How do you find the right competition to investigate? After all, it’s all too easy – and even understandable – for you to believe any brand offering similar products or services is worth exploring their online presence. This is especially the case if you’re located in the same geographical area and aim at a similar target market. Yet even if they are a direct competitor, it doesn’t necessarily mean they’re a ranking competitor.
Remember: you only want to rank high for your list of targeted keywords. If certain competitors are not using these keywords, you don’t want to analyze what they’re doing with their SEO strategy. Fortunately, you don’t have to put in much work to find the right competition. Simply input your targeted keywords into Google, perform a few searches, and select the businesses that pop up on the first page.

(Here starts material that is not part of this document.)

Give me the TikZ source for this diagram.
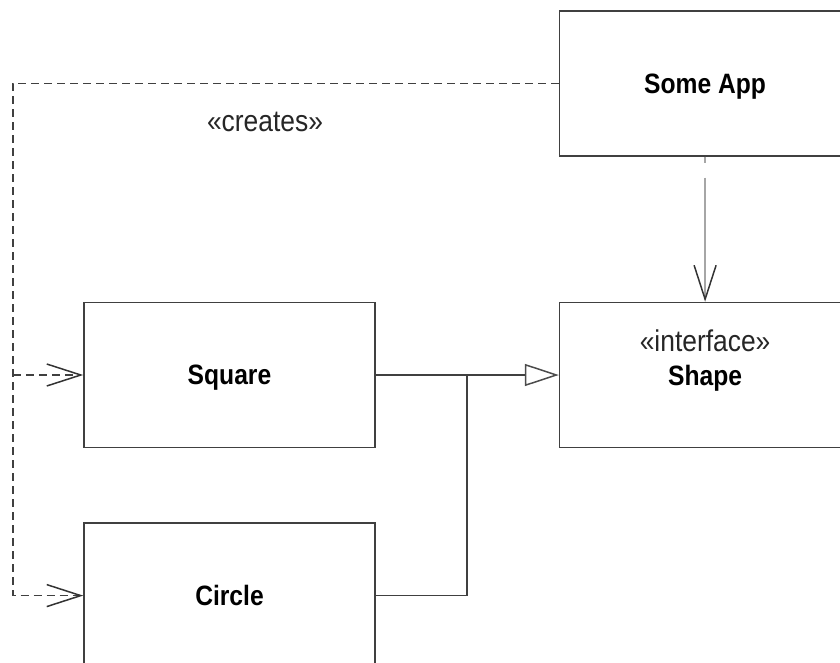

Even if they’re not direct competitors, these are your ranking competitors. Each competitor will provide insight into what’s necessary to rank high for the keywords you’re chasing.
Improving Your SEO with Competitive Intelligence
You have your target keywords. You have your list of ranking competitors. Now it’s time to perform a spot of competitive intelligence, so you can begin to figure out what the competition is doing – and how you can use this information to leapfrog them in search results.
To begin, analyze how their content is organized. See where their keywords are placed. It’s also worth looking at their HTML code. Google stopped utilizing the keywords meta tag, yes, but this archaic technique might still be implemented by your competitors. The HTML code may reveal bigger clues than you expect as a result.
Another integral step of competitive intelligence is reviewing the inbound link profile of your competitors. If you learn which inbound links are delivering the biggest ranking benefit, you can use this data for your very own link acquisition campaign. An added bonus is you can uncover what anchor text they’re using for these inbound links.